Avez-vous remarqué comme la presse relate les Conseils européens mais jamais les réunions du Collège des commissaires? Pourquoi ne parle-t-on jamais de l’organe suprême de la Commission?
Le président Juncker, semble-t-il, a décidé de s’attaquer au fonctionnement interne du Collège, et les organigrammes que l’on trouve sur le site de la Commission donnent une idée de la révolution qui vient de se produire au Berlaymont. Nous disons: tant mieux!
Le problème était que dans sa forme « barrosienne », le Collège n’est réputé ni pour ses débats internes, ni inversement pour son unité. On écoute le président ou les commissaires, pas le débat. La Commission n’est guère collégiale. Ces dernières années, avec les élargissements successifs, c’est même plutôt la dérive gouvernementale de l’institution qui a été constatée. En 2008, l’Irlande avait obtenu que soit prorogée indéfiniment la règle d’un commissaire par pays, en échange de son adhésion à la version 2 du traité de Lisbonne. Grave erreur! En préservant la place des petits pays dans la Commission, nos amis gaéliques ont contribué à affaiblir le Collège, à renforcer le Conseil face au Berlaymont, et donc au passage les grands États face aux petits.
Mais Juncker nous propose une solution pour re-légitimer le Collège: il crée, pour la première fois depuis 1957, une hiérarchie des portefeuilles. Autrement dit, nous avons d’une part 20 commissaires « normaux » (dont les commissaires allemand, français et britannique), et d’autre part 7 vice-présidents sans direction générale, mais avec la tâche de « guider et coordonner » leurs collègues sur un grand sujet transversal (à savoir: euro, énergie-changement climatique, marché unique numérique, emploi-croissance-compétitivité, budget-RH, politique extérieure, droits fondamentaux).

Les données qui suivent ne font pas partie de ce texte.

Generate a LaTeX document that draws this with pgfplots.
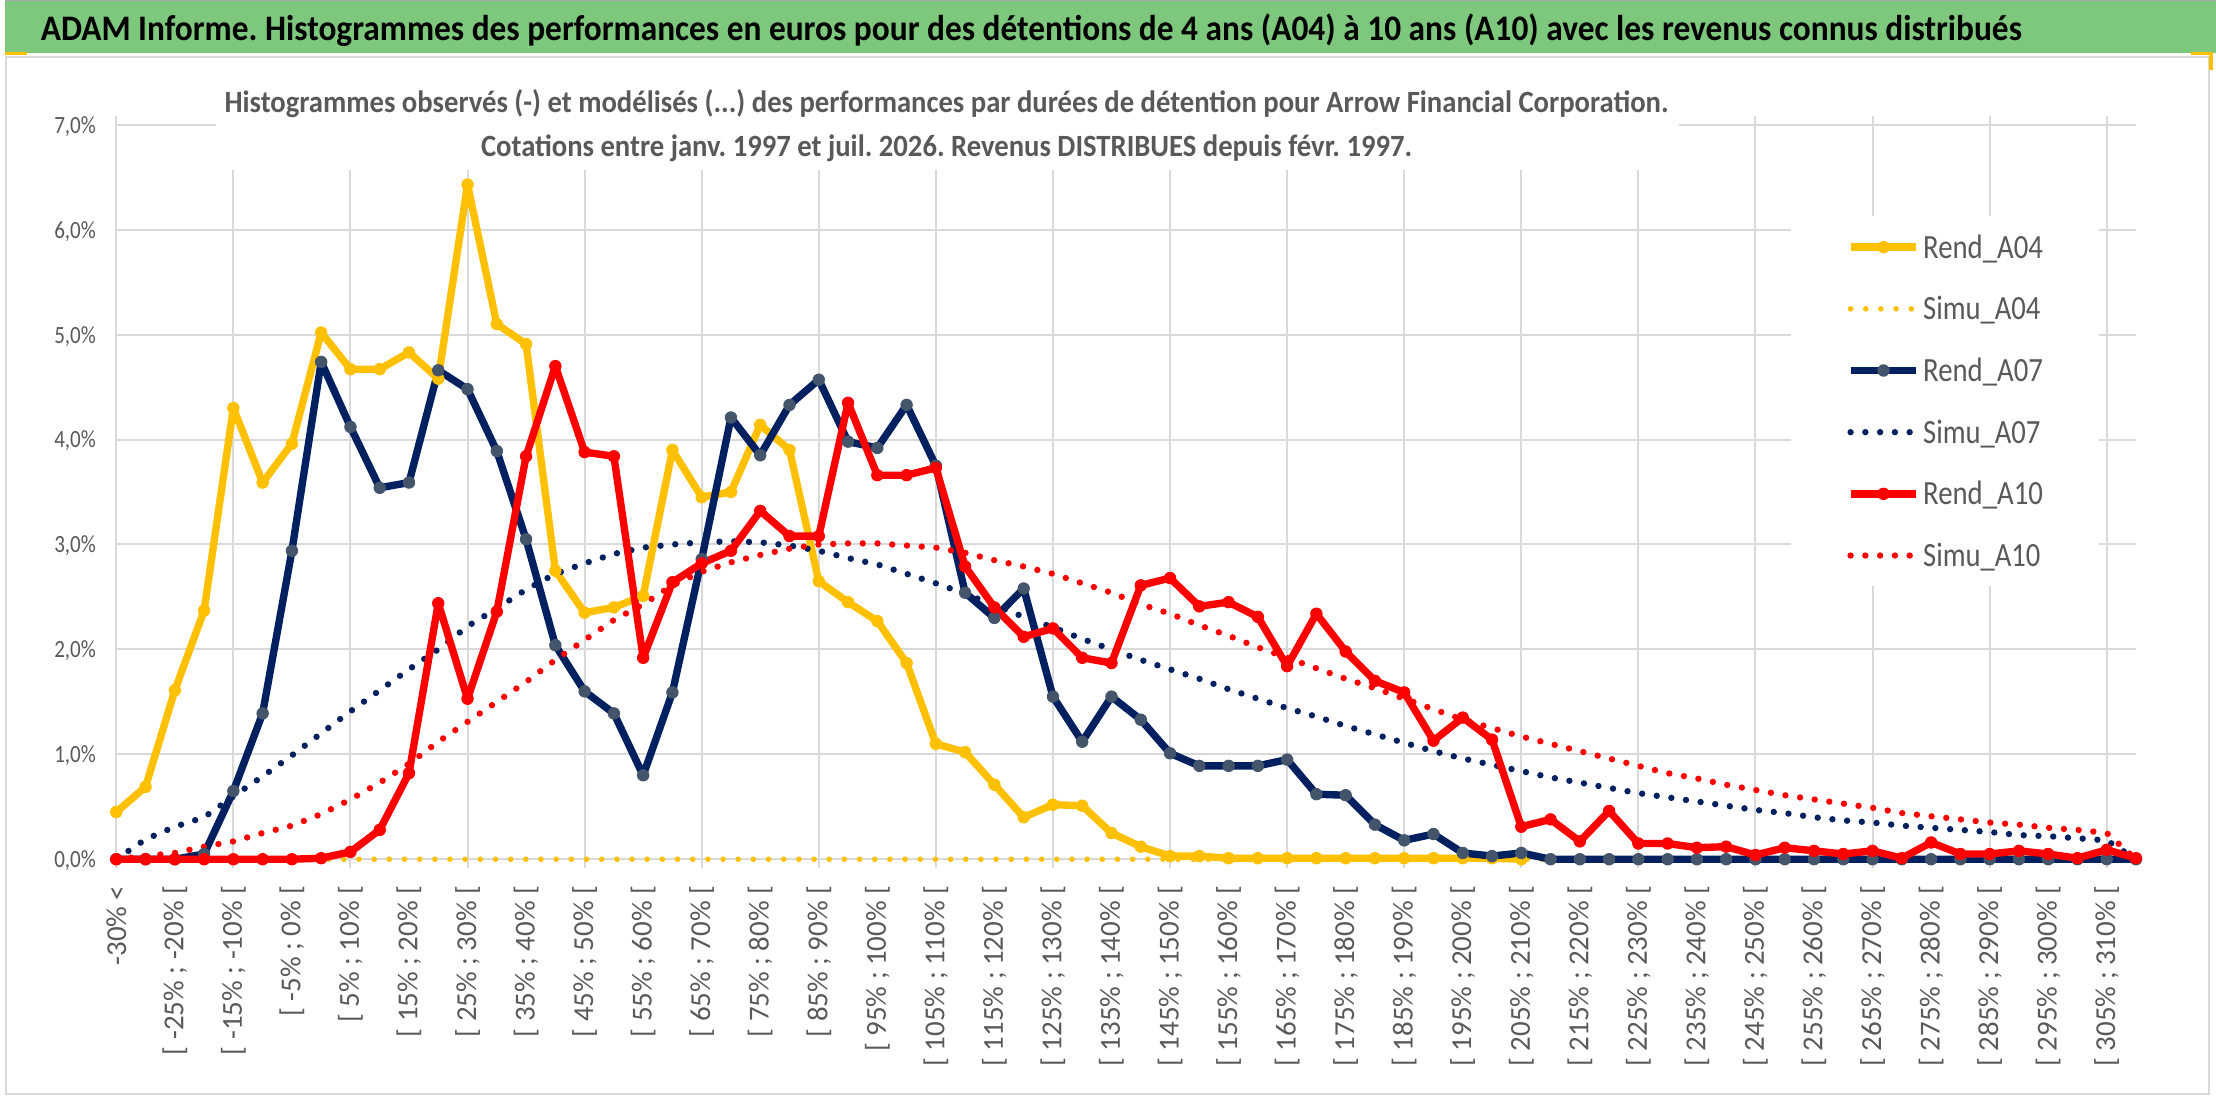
\documentclass[border=0pt]{standalone}
\usepackage{pgfplots}
\pgfplotsset{compat=1.18}
\usepackage{pgfplotstable}
\usepackage{graphicx}
\usepackage{fontspec}
\setmainfont{Carlito}
\frenchspacing
\definecolor{gold}{HTML}{FFC000}
\definecolor{navy}{HTML}{002060}
\definecolor{navymark}{HTML}{44546A}
\definecolor{rred}{HTML}{FF0000}
\definecolor{gridgrey}{HTML}{D9D9D9}
\definecolor{txtgrey}{HTML}{595959}
\definecolor{banner}{RGB}{126,200,126}
\newcommand\ylab[1]{\resizebox{20.85pt}{\height}{\fontsize{12.4}{14}\selectfont #1}}
\newcommand\xl[2]{[ #1\% ; #2\% [}
\newcommand\lgdR[1]{\resizebox{60pt}{\height}{#1}}
\newcommand\lgdS[1]{\resizebox{58.8pt}{\height}{#1}}

\pgfplotstableread{
k a04 s04 a07 s07 a10 s10
0 0.45 0 0.00 0.00 0.00 0.00
1 0.69 0 0.00 0.19 0.00 0.03
2 1.61 0 0.00 0.31 0.00 0.06
3 2.37 0 0.05 0.40 0.00 0.12
4 4.30 0 0.65 0.60 0.00 0.17
5 3.59 0 1.39 0.79 0.00 0.25
6 3.96 0 2.94 0.99 0.00 0.32
7 5.02 0 4.74 1.20 0.01 0.43
8 4.67 0 4.12 1.41 0.07 0.57
9 4.67 0 3.54 1.61 0.28 0.73
10 4.83 0 3.59 1.81 0.82 0.91
11 4.58 0 4.66 2.00 2.44 1.12
12 6.43 0 4.48 2.22 1.53 1.31
13 5.10 0 3.89 2.39 2.36 1.50
14 4.91 0 3.05 2.57 3.84 1.69
15 2.75 0 2.04 2.72 4.70 1.90
16 2.35 0 1.60 2.82 3.88 2.09
17 2.40 0 1.39 2.91 3.84 2.28
18 2.51 0 0.80 2.97 1.92 2.43
19 3.90 0 1.59 3.00 2.64 2.61
20 3.45 0 2.86 3.02 2.82 2.74
21 3.50 0 4.21 3.03 2.94 2.83
22 4.14 0 3.85 3.02 3.32 2.90
23 3.90 0 4.33 2.99 3.08 2.96
24 2.65 0 4.57 2.94 3.08 3.00
25 2.45 0 3.98 2.87 4.35 3.01
26 2.27 0 3.92 2.81 3.66 3.01
27 1.87 0 4.33 2.72 3.66 2.99
28 1.10 0 3.75 2.63 3.73 2.97
29 1.02 0 2.54 2.53 2.79 2.92
30 0.71 0 2.30 2.42 2.40 2.85
31 0.40 0 2.58 2.31 2.12 2.79
32 0.52 0 1.55 2.21 2.20 2.72
33 0.51 0 1.12 2.10 1.92 2.63
34 0.25 0 1.55 2.00 1.87 2.54
35 0.12 0 1.33 1.90 2.61 2.43
36 0.03 0 1.01 1.81 2.68 2.34
37 0.03 0 0.89 1.72 2.41 2.23
38 0.01 0 0.89 1.62 2.45 2.13
39 0.01 0 0.89 1.53 2.31 2.02
40 0.01 0 0.95 1.44 1.84 1.92
41 0.01 0 0.62 1.36 2.34 1.82
42 0.01 0 0.61 1.27 1.98 1.72
43 0.01 0 0.33 1.19 1.70 1.63
44 0.01 0 0.18 1.11 1.59 1.53
45 0.01 0 0.24 1.03 1.13 1.43
46 0.01 0 0.06 0.96 1.35 1.33
47 0.01 0 0.03 0.90 1.14 1.25
48 0.00 0 0.06 0.84 0.31 1.17
49 nan 0 0.00 0.78 0.38 1.10
50 nan 0 0.00 0.73 0.17 1.03
51 nan 0 0.00 0.68 0.46 0.96
52 nan 0 0.00 0.63 0.15 0.89
53 nan 0 0.00 0.59 0.15 0.82
54 nan 0 0.00 0.55 0.11 0.77
55 nan 0 0.00 0.51 0.12 0.71
56 nan 0 0.00 0.47 0.04 0.66
57 nan 0 0.00 0.44 0.11 0.61
58 nan 0 0.00 0.40 0.08 0.57
59 nan 0 0.00 0.37 0.05 0.53
60 nan 0 0.00 0.35 0.08 0.49
61 nan 0 0.00 0.32 0.01 0.44
62 nan 0 0.00 0.30 0.16 0.41
63 nan 0 0.00 0.28 0.05 0.38
64 nan 0 0.00 0.26 0.05 0.35
65 nan 0 0.00 0.23 0.08 0.33
66 nan 0 0.00 0.22 0.05 0.30
67 nan 0 0.00 0.20 0.01 0.28
68 nan 0 0.00 0.18 0.09 0.25
69 nan 0 0.00 0.00 0.01 0.00
}\data

\begin{document}
\pagecolor{white}
\begin{tikzpicture}[x=0.5pt,y=0.5pt]
\begin{axis}[
  anchor=south west,
  scale only axis, width=1012pt, height=368pt,
  xmin=0, xmax=69, ymin=0, ymax=7,
  clip=false,
  axis line style={draw=none},
  major tick length=0pt,
  ytick={0,1,...,7},
  yticklabels={{\ylab{0,0\%}},{\ylab{1,0\%}},{\ylab{2,0\%}},{\ylab{3,0\%}},{\ylab{4,0\%}},{\ylab{5,0\%}},{\ylab{6,0\%}},{\ylab{7,0\%}}},
  yticklabel style={text=txtgrey, anchor=east, inner sep=0pt, xshift=-10pt, text depth=0pt},
  ymajorgrids,
  major grid style={draw=gridgrey, line width=1pt},
  xtick={0,2,...,68},
  xticklabels={{-30\% <},{\xl{-25}{-20}},{\xl{-15}{-10}},{\xl{-5}{0}},{\xl{5}{10}},{\xl{15}{20}},{\xl{25}{30}},{\xl{35}{40}},{\xl{45}{50}},{\xl{55}{60}},{\xl{65}{70}},{\xl{75}{80}},{\xl{85}{90}},{\xl{95}{100}},{\xl{105}{110}},{\xl{115}{120}},{\xl{125}{130}},{\xl{135}{140}},{\xl{145}{150}},{\xl{155}{160}},{\xl{165}{170}},{\xl{175}{180}},{\xl{185}{190}},{\xl{195}{200}},{\xl{205}{210}},{\xl{215}{220}},{\xl{225}{230}},{\xl{235}{240}},{\xl{245}{250}},{\xl{255}{260}},{\xl{265}{270}},{\xl{275}{280}},{\xl{285}{290}},{\xl{295}{300}},{\xl{305}{310}}},
  xticklabel style={yshift=-13pt, rotate=90, anchor=east, inner sep=0pt, text=txtgrey, font=\fontsize{14.5}{16}\selectfont},
  extra x ticks={0,4,...,68},
  extra x tick labels={},
  extra x tick style={xmajorgrids=true, major tick length=4.5pt, tick align=outside, tick style={draw=gridgrey, line width=1pt}},
  legend image code/.code={\draw[mark repeat=2,mark phase=2,#1] plot coordinates {(0pt,0pt) (16.5pt,0pt) (33pt,0pt)};},
  legend cell align=left,
  legend style={at={(axis description cs:0.829,0.876)}, anchor=north west, draw=none, fill=white,
    inner xsep=28pt, inner ysep=10pt, row sep=19.9pt, column sep=1.5pt,
    font=\fontsize{17}{20}\selectfont, text=txtgrey,
    nodes={inner sep=0pt, anchor=west, text height=11pt, text depth=0pt}},
]
\coordinate (O) at (rel axis cs:0,0);
\addplot[gold, line width=3.7pt, line join=round, mark=*, mark size=2.9pt, mark options={solid, fill=gold, draw=gold, line width=0.4pt}] table[x=k, y=a04] {\data};
\addlegendentry{\lgdR{Rend\_A04}}
\addplot[gold, line width=2.8pt, line cap=round, dash pattern=on 0pt off 7.6pt] table[x=k, y=s04] {\data};
\addlegendentry{\lgdS{Simu\_A04}}
\addplot[navy, line width=3.7pt, line join=round, mark=*, mark size=2.9pt, mark options={solid, fill=navymark, draw=navymark, line width=0.4pt}] table[x=k, y=a07] {\data};
\addlegendentry{\lgdR{Rend\_A07}}
\addplot[navy, line width=3.2pt, line cap=round, dash pattern=on 0pt off 7.4pt] table[x=k, y=s07] {\data};
\addlegendentry{\lgdS{Simu\_A07}}
\addplot[rred, line width=3.7pt, line join=round, mark=*, mark size=2.9pt, mark options={solid, fill=rred, draw=rred, line width=0.4pt}] table[x=k, y=a10] {\data};
\addlegendentry{\lgdR{Rend\_A10}}
\addplot[rred, line width=3.2pt, line cap=round, dash pattern=on 0pt off 7.4pt] table[x=k, y=s10] {\data};
\addlegendentry{\lgdS{Simu\_A10}}
\end{axis}

\begin{scope}[shift={(O)}, xshift=-56pt, yshift=-120.5pt]
\path[use as bounding box] (0,0) rectangle (2216,1102);
% banner
\fill[banner] (0,1049) rectangle (2216,1102);
\draw[gray!70, line width=1pt] (0,1101.5) -- (2216,1101.5);
\draw[gridgrey, line width=1pt] (1,1045) -- (2209,1045) -- (2209,6) -- (1,6) -- cycle;
% selection handles (orange marks under the banner)
\draw[gold, line width=1.6pt] (0,1048) -- (23,1048);
\draw[gold, line width=1.6pt] (2191,1048) -- (2211,1048) -- (2211,1032);
\node[anchor=base west, inner sep=0pt, text=black] at (36,1061.3)
  {\resizebox{992.5pt}{\height}{\fontsize{18}{21}\selectfont\bfseries ADAM Informe. Histogrammes des performances en euros pour des détentions de 4 ans (A04) à 10 ans (A10) avec les revenus connus distribués}};
% subtitle with white box
\fill[white] (212,932) rectangle (1678,1040);
\node[anchor=base, inner sep=0pt, text=txtgrey] at (944,989.3)
  {\resizebox{723.5pt}{\height}{\fontsize{15.5}{18}\selectfont\bfseries Histogrammes observés (-) et modélisés (...) des performances par durées de détention pour Arrow Financial Corporation.}};
\node[anchor=base, inner sep=0pt, text=txtgrey] at (944,945.3)
  {\resizebox{466.5pt}{\height}{\fontsize{15.5}{18}\selectfont\bfseries Cotations entre janv. 1997 et juil. 2026. Revenus DISTRIBUES depuis févr. 1997.}};
\end{scope}
\end{tikzpicture}
\end{document}
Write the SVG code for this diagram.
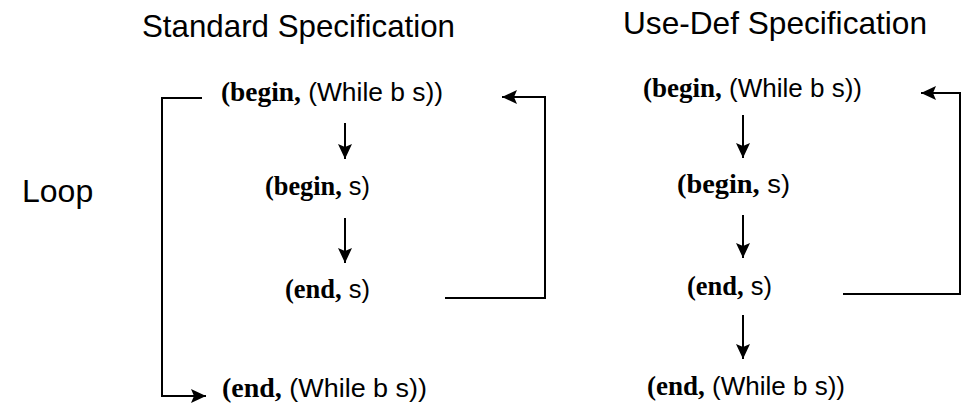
<svg xmlns="http://www.w3.org/2000/svg" width="965" height="411" viewBox="0 0 965 411">
  <style>
    .title { font-family: "Liberation Sans", Arial, sans-serif; font-size: 32px; fill: #000; }
    .node { font-family: "Liberation Sans", Arial, sans-serif; font-size: 26px; fill: #000; }
    .kw { font-family: "Liberation Serif", "Times New Roman", serif; font-weight: bold; font-size: 27px; }
    .edge { fill: none; stroke: #000; stroke-width: 2; }
  </style>
  <defs>
    <marker id="arrow" markerUnits="userSpaceOnUse" markerWidth="18" markerHeight="18" viewBox="0 0 18 18" refX="16" refY="9" orient="auto">
      <path d="M1,2 L16,9 L1,16 L4,9 Z" fill="#000"/>
    </marker>
  </defs>

  <rect width="965" height="411" fill="#fff"/>

  <!-- headings -->
  <text class="title" x="142" y="37" textLength="313" lengthAdjust="spacingAndGlyphs">Standard Specification</text>
  <text class="title" x="623" y="34" textLength="304" lengthAdjust="spacingAndGlyphs">Use-Def Specification</text>
  <text class="title" x="22" y="202">Loop</text>

  <!-- standard specification nodes -->
  <g id="std-begin-while">
    <text class="node" x="221" y="101" textLength="222" lengthAdjust="spacingAndGlyphs"><tspan class="kw">(begin,</tspan> (While b s))</text>
  </g>
  <g id="std-begin-s">
    <text class="node" x="265" y="195" textLength="105" lengthAdjust="spacingAndGlyphs"><tspan class="kw">(begin,</tspan> s)</text>
  </g>
  <g id="std-end-s">
    <text class="node" x="285" y="298" textLength="85" lengthAdjust="spacingAndGlyphs"><tspan class="kw">(end,</tspan> s)</text>
  </g>
  <g id="std-end-while">
    <text class="node" x="222" y="397" textLength="205" lengthAdjust="spacingAndGlyphs"><tspan class="kw">(end,</tspan> (While b s))</text>
  </g>

  <!-- use-def specification nodes -->
  <g id="ud-begin-while">
    <text class="node" x="643" y="97" textLength="219" lengthAdjust="spacingAndGlyphs"><tspan class="kw">(begin,</tspan> (While b s))</text>
  </g>
  <g id="ud-begin-s">
    <text class="node" x="677" y="193" textLength="113" lengthAdjust="spacingAndGlyphs"><tspan class="kw">(begin,</tspan> s)</text>
  </g>
  <g id="ud-end-s">
    <text class="node" x="687" y="295" textLength="85" lengthAdjust="spacingAndGlyphs"><tspan class="kw">(end,</tspan> s)</text>
  </g>
  <g id="ud-end-while">
    <text class="node" x="647" y="395" textLength="198" lengthAdjust="spacingAndGlyphs"><tspan class="kw">(end,</tspan> (While b s))</text>
  </g>

  <!-- connectors -->
  <g id="connectors">
    <!-- standard -->
    <path class="edge" d="M345,123 V159" marker-end="url(#arrow)"/>
    <path class="edge" d="M345,218 V263" marker-end="url(#arrow)"/>
    <path class="edge" d="M202,98 H162 V396 H206" marker-end="url(#arrow)"/>
    <path class="edge" d="M445,298 H545 V97 H502" marker-end="url(#arrow)"/>
    <!-- use-def -->
    <path class="edge" d="M743,115 V158" marker-end="url(#arrow)"/>
    <path class="edge" d="M743,215 V258" marker-end="url(#arrow)"/>
    <path class="edge" d="M743,315 V359" marker-end="url(#arrow)"/>
    <path class="edge" d="M843,294 H960 V93 H921" marker-end="url(#arrow)"/>
  </g>
</svg>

Une étude détaillée des organigrammes montre qu’un vice-président coordonnera environ 7 autres commissaires, parfois plus. Cette nouvelle organisation est permise par le traité de Lisbonne (article 17.6: « Le président… décide de l’organisation interne de la Commission, afin d’assurer la cohérence, l’efficacité et la collégialité des décisions »). Il suffisait de la décider, Juncker l’a fait. Notons que l’Atelier Europe, dans ses « 10 propositions pour l’Europe » en avril 2012, plaidait déjà, avec d’autres, pour une solution de ce type.
Avec des « vice-présidences horizontales », ce Collège commence enfin à ressembler à un gouvernement. Gageons que cette mesure produira quelques effets.